# [Written problem]
Write out the data below in full, unchanged, minus the images.

# [Collected data]

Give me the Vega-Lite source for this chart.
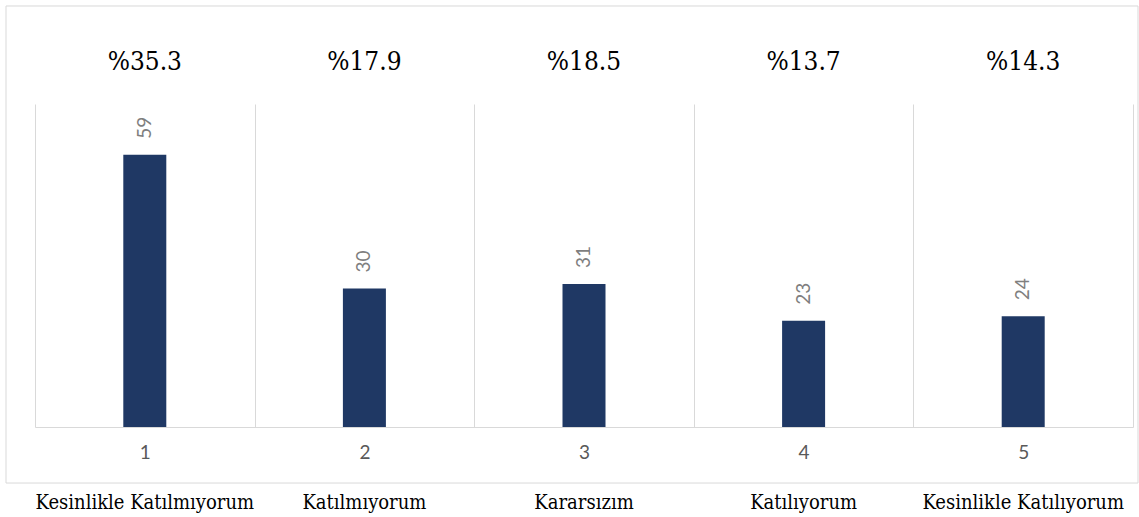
{
  "$schema": "https://vega.github.io/schema/vega-lite/v6.json",
  "autosize": {"type": "none"},
  "padding": {"left": 35, "top": 104, "right": 6, "bottom": 90},
  "width": 1098,
  "height": 323,
  "background": "white",
  "config": {"view": {"stroke": null}},
  "data": {
    "values": [
      {"cat": "1", "label": "Kesinlikle Katılmıyorum", "count": 59, "pct": "%35.3"},
      {"cat": "2", "label": "Katılmıyorum", "count": 30, "pct": "%17.9"},
      {"cat": "3", "label": "Kararsızım", "count": 31, "pct": "%18.5"},
      {"cat": "4", "label": "Katılıyorum", "count": 23, "pct": "%13.7"},
      {"cat": "5", "label": "Kesinlikle Katılıyorum", "count": 24, "pct": "%14.3"}
    ]
  },
  "encoding": {
    "x": {
      "field": "cat",
      "type": "ordinal",
      "scale": {"paddingInner": 0, "paddingOuter": 0},
      "axis": {
        "title": null,
        "labelAngle": 0,
        "grid": true,
        "tickBand": "extent",
        "gridColor": "#d9d9d9",
        "gridWidth": 1,
        "domainColor": "#d9d9d9",
        "domainWidth": 1,
        "ticks": false,
        "labelFont": "Lato",
        "labelFontSize": 19,
        "labelColor": "#595959",
        "labelPadding": 16
      }
    }
  },
  "layer": [
    {
      "mark": {"type": "bar", "width": 43, "color": "#1f3864"},
      "encoding": {
        "y": {"field": "count", "type": "quantitative", "scale": {"domain": [0, 70], "nice": false}, "axis": null}
      }
    },
    {
      "mark": {"type": "text", "angle": 270, "align": "left", "baseline": "middle", "dx": 16, "font": "Lato", "fontSize": 19, "color": "#7f7f7f"},
      "encoding": {
        "y": {"field": "count", "type": "quantitative"},
        "text": {"field": "count", "type": "quantitative"}
      }
    },
    {
      "mark": {"type": "text", "baseline": "alphabetic", "align": "center", "font": "DejaVu Serif Condensed", "fontSize": 26, "color": "#000000"},
      "encoding": {
        "y": {"datum": 77.4, "type": "quantitative"},
        "text": {"field": "pct", "type": "nominal"}
      }
    },
    {
      "mark": {"type": "text", "baseline": "alphabetic", "align": "center", "font": "DejaVu Serif Condensed", "fontSize": 20, "color": "#000000"},
      "encoding": {
        "y": {"datum": -17.8, "type": "quantitative"},
        "text": {"field": "label", "type": "nominal"}
      }
    },
    {
      "transform": [{"filter": "datum.cat == '1'"}],
      "mark": {"type": "rect", "fill": null, "stroke": "#d9d9d9", "strokeWidth": 1},
      "encoding": {
        "x": {"datum": "1", "type": "ordinal", "bandPosition": -0.132},
        "x2": {"datum": "5", "bandPosition": 1.0228},
        "y": {"datum": -12.14, "type": "quantitative"},
        "y2": {"datum": 91.24}
      }
    }
  ]
}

# [Worked solution]
Give me the Vega-Lite source for this chart.
{
  "$schema": "https://vega.github.io/schema/vega-lite/v6.json",
  "autosize": {"type": "none"},
  "padding": {"left": 35, "top": 104, "right": 6, "bottom": 90},
  "width": 1098,
  "height": 323,
  "background": "white",
  "config": {"view": {"stroke": null}},
  "data": {
    "values": [
      {"cat": "1", "label": "Kesinlikle Katılmıyorum", "count": 59, "pct": "%35.3"},
      {"cat": "2", "label": "Katılmıyorum", "count": 30, "pct": "%17.9"},
      {"cat": "3", "label": "Kararsızım", "count": 31, "pct": "%18.5"},
      {"cat": "4", "label": "Katılıyorum", "count": 23, "pct": "%13.7"},
      {"cat": "5", "label": "Kesinlikle Katılıyorum", "count": 24, "pct": "%14.3"}
    ]
  },
  "encoding": {
    "x": {
      "field": "cat",
      "type": "ordinal",
      "scale": {"paddingInner": 0, "paddingOuter": 0},
      "axis": {
        "title": null,
        "labelAngle": 0,
        "grid": true,
        "tickBand": "extent",
        "gridColor": "#d9d9d9",
        "gridWidth": 1,
        "domainColor": "#d9d9d9",
        "domainWidth": 1,
        "ticks": false,
        "labelFont": "Lato",
        "labelFontSize": 19,
        "labelColor": "#595959",
        "labelPadding": 16
      }
    }
  },
  "layer": [
    {
      "mark": {"type": "bar", "width": 43, "color": "#1f3864"},
      "encoding": {
        "y": {"field": "count", "type": "quantitative", "scale": {"domain": [0, 70], "nice": false}, "axis": null}
      }
    },
    {
      "mark": {"type": "text", "angle": 270, "align": "left", "baseline": "middle", "dx": 16, "font": "Lato", "fontSize": 19, "color": "#7f7f7f"},
      "encoding": {
        "y": {"field": "count", "type": "quantitative"},
        "text": {"field": "count", "type": "quantitative"}
      }
    },
    {
      "mark": {"type": "text", "baseline": "alphabetic", "align": "center", "font": "DejaVu Serif Condensed", "fontSize": 26, "color": "#000000"},
      "encoding": {
        "y": {"datum": 77.4, "type": "quantitative"},
        "text": {"field": "pct", "type": "nominal"}
      }
    },
    {
      "mark": {"type": "text", "baseline": "alphabetic", "align": "center", "font": "DejaVu Serif Condensed", "fontSize": 20, "color": "#000000"},
      "encoding": {
        "y": {"datum": -17.8, "type": "quantitative"},
        "text": {"field": "label", "type": "nominal"}
      }
    },
    {
      "transform": [{"filter": "datum.cat == '1'"}],
      "mark": {"type": "rect", "fill": null, "stroke": "#d9d9d9", "strokeWidth": 1},
      "encoding": {
        "x": {"datum": "1", "type": "ordinal", "bandPosition": -0.132},
        "x2": {"datum": "5", "bandPosition": 1.0228},
        "y": {"datum": -12.14, "type": "quantitative"},
        "y2": {"datum": 91.24}
      }
    }
  ]
}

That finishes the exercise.